Aim> Report the total number of lines that include the string "this", without any other text.

Extracted data>
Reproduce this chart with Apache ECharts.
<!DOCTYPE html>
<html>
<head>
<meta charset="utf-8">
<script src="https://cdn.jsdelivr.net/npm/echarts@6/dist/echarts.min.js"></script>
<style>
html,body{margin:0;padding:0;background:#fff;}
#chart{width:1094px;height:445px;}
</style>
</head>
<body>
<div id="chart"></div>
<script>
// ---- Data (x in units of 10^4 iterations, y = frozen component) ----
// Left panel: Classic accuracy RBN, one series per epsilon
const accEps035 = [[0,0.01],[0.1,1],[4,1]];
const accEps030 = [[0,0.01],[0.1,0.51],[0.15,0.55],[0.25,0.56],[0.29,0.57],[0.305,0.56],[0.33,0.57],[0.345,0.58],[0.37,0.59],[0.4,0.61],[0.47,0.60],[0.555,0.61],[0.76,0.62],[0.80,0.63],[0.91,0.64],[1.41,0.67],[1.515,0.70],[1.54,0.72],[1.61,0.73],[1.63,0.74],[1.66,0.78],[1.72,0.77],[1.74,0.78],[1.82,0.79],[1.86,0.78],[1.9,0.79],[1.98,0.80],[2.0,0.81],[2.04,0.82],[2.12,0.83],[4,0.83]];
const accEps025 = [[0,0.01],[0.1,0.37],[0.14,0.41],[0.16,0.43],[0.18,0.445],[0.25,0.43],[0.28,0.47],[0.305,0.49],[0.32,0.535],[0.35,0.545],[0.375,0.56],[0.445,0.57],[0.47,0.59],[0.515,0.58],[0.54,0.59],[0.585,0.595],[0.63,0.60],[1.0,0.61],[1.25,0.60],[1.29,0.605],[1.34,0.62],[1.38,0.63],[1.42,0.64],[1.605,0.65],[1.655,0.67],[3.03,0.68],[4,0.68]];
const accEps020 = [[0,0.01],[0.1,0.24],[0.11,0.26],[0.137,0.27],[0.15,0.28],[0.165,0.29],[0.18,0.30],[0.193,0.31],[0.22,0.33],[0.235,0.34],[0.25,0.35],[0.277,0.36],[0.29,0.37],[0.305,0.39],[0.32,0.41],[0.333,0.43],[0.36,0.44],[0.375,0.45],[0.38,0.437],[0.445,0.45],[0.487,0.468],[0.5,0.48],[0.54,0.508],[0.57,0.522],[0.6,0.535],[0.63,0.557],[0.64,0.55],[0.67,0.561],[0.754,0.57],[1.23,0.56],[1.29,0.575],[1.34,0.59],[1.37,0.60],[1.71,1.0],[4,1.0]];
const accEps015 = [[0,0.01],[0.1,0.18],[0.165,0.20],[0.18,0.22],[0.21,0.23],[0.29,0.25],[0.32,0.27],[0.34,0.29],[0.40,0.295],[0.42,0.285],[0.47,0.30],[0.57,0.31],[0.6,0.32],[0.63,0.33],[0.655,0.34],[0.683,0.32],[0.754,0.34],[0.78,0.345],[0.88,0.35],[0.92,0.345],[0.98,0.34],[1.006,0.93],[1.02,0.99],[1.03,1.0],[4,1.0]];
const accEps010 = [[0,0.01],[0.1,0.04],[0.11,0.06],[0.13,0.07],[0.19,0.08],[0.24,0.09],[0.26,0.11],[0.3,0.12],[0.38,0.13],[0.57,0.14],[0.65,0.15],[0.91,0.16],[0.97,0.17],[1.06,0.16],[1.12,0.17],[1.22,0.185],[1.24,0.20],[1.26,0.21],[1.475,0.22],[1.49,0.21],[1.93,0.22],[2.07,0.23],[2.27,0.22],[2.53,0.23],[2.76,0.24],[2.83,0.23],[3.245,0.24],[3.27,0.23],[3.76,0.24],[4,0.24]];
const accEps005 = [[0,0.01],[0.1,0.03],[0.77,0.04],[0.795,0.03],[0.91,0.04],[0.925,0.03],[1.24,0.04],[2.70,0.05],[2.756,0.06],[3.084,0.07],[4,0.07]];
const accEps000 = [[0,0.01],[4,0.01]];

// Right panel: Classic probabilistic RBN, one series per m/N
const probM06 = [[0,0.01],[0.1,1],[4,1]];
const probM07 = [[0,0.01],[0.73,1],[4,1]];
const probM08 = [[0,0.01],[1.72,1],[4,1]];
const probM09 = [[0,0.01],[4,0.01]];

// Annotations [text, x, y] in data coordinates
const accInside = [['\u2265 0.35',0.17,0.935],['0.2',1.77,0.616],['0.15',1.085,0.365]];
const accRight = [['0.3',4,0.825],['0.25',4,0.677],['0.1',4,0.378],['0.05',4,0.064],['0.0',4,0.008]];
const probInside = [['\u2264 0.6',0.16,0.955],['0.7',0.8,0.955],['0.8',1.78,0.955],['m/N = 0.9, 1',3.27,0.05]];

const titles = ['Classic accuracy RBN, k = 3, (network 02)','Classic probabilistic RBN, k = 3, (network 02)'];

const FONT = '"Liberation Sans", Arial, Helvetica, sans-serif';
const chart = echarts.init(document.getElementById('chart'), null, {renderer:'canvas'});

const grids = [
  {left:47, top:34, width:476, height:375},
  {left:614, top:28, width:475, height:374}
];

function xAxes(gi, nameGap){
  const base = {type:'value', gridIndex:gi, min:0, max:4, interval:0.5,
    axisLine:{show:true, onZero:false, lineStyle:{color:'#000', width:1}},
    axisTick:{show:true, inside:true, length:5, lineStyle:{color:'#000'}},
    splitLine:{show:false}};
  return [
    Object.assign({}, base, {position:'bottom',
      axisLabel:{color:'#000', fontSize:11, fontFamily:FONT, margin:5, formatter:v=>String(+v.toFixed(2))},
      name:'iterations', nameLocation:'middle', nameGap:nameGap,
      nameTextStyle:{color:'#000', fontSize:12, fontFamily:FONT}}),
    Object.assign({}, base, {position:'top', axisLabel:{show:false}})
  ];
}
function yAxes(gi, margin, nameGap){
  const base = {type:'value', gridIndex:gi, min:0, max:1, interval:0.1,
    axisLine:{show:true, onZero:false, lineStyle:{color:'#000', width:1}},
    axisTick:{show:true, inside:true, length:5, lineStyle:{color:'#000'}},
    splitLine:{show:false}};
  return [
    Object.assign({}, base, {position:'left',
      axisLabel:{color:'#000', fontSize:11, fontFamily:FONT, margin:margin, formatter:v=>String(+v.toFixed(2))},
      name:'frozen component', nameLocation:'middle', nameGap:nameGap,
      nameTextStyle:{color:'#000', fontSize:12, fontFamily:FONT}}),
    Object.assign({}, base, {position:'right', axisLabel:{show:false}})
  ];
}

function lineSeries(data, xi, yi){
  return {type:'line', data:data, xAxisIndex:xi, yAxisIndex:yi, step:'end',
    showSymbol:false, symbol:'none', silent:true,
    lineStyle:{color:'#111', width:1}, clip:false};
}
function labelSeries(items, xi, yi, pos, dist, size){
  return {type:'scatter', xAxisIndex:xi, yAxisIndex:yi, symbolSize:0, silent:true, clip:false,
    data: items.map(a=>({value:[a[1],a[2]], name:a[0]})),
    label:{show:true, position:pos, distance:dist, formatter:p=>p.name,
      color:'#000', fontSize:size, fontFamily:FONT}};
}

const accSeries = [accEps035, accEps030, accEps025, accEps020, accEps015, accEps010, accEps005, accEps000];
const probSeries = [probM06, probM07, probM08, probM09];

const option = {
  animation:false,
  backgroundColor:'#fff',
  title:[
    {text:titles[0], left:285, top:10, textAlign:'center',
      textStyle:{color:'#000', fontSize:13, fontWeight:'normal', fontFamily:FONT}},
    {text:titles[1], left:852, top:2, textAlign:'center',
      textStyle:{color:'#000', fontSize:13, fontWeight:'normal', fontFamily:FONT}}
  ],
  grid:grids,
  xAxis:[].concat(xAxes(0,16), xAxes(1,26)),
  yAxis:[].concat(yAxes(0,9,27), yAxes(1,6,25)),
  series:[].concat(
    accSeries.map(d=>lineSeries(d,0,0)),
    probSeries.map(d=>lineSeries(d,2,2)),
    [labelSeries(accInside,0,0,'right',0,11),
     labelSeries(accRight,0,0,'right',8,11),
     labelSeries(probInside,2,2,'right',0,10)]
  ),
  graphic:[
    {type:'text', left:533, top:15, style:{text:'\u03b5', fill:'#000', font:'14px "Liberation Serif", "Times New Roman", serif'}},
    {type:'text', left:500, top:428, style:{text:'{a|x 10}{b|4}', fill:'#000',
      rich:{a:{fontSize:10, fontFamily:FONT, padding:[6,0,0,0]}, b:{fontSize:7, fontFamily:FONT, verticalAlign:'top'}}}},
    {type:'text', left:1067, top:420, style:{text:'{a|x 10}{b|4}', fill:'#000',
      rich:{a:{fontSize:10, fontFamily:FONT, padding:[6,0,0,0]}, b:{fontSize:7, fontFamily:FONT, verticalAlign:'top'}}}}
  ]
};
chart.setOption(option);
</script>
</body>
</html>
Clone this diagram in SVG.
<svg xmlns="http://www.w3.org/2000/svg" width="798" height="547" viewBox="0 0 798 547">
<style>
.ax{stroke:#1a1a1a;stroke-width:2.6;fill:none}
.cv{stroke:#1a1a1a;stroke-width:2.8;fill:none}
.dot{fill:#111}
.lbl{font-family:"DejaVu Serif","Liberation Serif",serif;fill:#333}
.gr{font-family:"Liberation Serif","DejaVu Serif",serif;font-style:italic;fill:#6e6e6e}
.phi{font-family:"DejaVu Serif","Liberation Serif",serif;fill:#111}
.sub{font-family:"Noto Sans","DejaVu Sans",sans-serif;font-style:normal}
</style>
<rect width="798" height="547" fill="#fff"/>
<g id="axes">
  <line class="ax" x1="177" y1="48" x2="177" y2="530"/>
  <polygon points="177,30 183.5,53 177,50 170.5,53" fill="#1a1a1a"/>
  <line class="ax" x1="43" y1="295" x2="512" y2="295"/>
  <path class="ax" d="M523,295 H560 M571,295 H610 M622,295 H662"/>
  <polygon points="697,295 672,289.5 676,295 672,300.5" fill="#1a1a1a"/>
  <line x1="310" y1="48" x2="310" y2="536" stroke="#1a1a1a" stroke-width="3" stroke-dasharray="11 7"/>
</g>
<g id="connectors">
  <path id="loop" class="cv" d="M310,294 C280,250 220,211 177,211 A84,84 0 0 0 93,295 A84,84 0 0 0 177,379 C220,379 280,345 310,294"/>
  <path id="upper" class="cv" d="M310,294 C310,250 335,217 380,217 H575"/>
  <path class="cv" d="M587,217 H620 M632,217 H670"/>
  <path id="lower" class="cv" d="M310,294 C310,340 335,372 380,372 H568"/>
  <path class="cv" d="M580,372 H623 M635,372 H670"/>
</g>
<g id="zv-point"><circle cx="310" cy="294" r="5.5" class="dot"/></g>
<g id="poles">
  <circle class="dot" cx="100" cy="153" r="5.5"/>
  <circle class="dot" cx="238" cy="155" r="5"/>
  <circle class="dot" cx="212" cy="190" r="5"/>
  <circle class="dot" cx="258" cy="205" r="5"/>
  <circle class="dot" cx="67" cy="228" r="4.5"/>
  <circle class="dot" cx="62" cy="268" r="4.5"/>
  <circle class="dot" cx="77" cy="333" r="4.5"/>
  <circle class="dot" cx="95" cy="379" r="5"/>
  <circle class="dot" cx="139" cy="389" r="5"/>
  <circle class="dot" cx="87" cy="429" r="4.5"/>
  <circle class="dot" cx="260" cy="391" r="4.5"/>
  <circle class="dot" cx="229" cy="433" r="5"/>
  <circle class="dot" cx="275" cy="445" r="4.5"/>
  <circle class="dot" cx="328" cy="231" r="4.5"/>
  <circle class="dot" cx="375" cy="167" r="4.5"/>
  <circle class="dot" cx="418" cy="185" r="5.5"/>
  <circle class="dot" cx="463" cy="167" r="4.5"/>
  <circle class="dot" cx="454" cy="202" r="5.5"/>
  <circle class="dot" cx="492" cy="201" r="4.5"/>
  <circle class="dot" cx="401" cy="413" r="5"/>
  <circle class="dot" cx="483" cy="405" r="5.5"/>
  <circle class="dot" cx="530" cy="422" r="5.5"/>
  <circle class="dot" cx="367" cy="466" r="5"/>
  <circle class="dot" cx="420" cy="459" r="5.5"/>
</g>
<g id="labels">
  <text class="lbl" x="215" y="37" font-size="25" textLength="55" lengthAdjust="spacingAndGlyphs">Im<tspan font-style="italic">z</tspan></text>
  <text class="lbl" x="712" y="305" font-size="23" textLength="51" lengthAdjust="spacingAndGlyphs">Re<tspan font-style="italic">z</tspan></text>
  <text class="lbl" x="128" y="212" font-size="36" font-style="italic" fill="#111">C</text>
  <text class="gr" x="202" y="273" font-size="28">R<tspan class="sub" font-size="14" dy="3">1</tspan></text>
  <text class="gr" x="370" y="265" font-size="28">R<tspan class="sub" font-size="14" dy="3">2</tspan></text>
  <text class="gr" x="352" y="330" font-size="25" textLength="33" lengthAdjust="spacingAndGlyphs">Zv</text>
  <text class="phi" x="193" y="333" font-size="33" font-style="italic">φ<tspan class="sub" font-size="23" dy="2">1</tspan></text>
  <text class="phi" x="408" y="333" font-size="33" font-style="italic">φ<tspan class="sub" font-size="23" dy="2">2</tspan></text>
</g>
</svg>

Written solution> 2